The award is named after devoted civil rights activist Jocelyn D. Wurzburg of Memphis. Initially appointed to the Tennessee Human Rights Commission in 1971, Wurzburg authored the first anti-discrimination law in the state, known as the Tennessee Human Rights Act, which protects citizens from being discriminated against by employers due to race, color, sex, nationality, disability, age, religion and creed. She also co-founded the Memphis Panel of American Women to help race relations in the city following the assassination of Dr. Martin Luther King, Jr. Wurzburg was re-appointed to the Tennessee Human Rights Commission in 2007. 

During a ceremony at the Tennessee State Capitol, Commissioner Bill Martin referred to Perry as a “soldier” for equal rights, describing her many contributions to fighting for civil rights in the south, such as working alongside King during the sanitation strike in Memphis in 1968 and as part of the Southern Christian Leadership Conference in the civil rights movement. “She’s been a fighter all of her life for the underserved and for equality,” Martin said.

Perry became a field representative for the U.S. Equal Employment Opportunity Commission in 1975 and after retiring from a career in government in 1990, she continued to fight for equal rights through the power of journalism, creating Contempora Magazine and The Tennessee Tribune newspaper in 1992 to focus on topics such as equal rights, health, education and voter registration.
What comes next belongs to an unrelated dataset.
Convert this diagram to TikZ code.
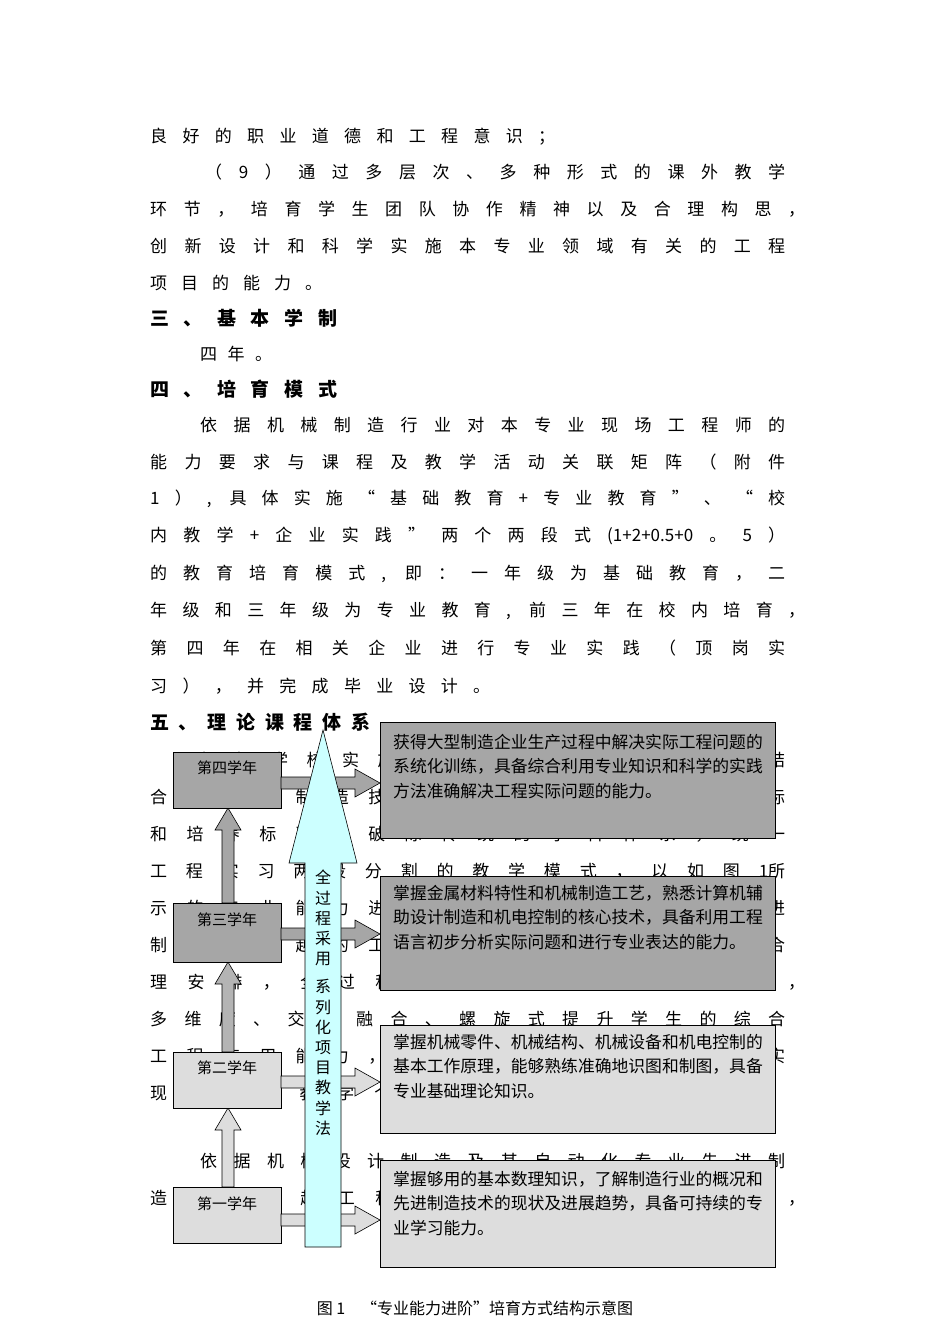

Martin noted how Perry published the names of African-Americans who were registered to vote in Nashville, but didn’t. “She published them so that they would come out to vote,” he recalled. 

In 1998, Perry established the Greater Nashville Black Chamber of Commerce, the same year she launched the Anthony J. Cebrun Journalism Center to aid aspiring young journalists from underprivileged communities. “She’s been doing this for a very long time and she continues to do it today by recording and publishing history,” Martin praised, calling Perry an “inspiration” to the Nashville community, state of Tennessee and country at large. “She’s a multi-talented person, she’s a great publisher, a great civil rights activist and more importantly, she is a great soldier for injustice and for equal rights for everyone.” 

In her acceptance speech, Perry called the award “quite an honor,” acknowledging how she and Wurzburg were “in the trenches together” working for civil rights in Memphis. “I feel of all the awards that I have received in my lifetime, this is truly one that I am blessed to receive. She has been the fighter, she was out there fighting when white women couldn’t fight or were afraid to fight in the south. She was just a wonderful person and has always fought for equality for everyone and to me, to receive this award from a wonderful person, it’s unbelievable,” Perry said. “I will always remember this.”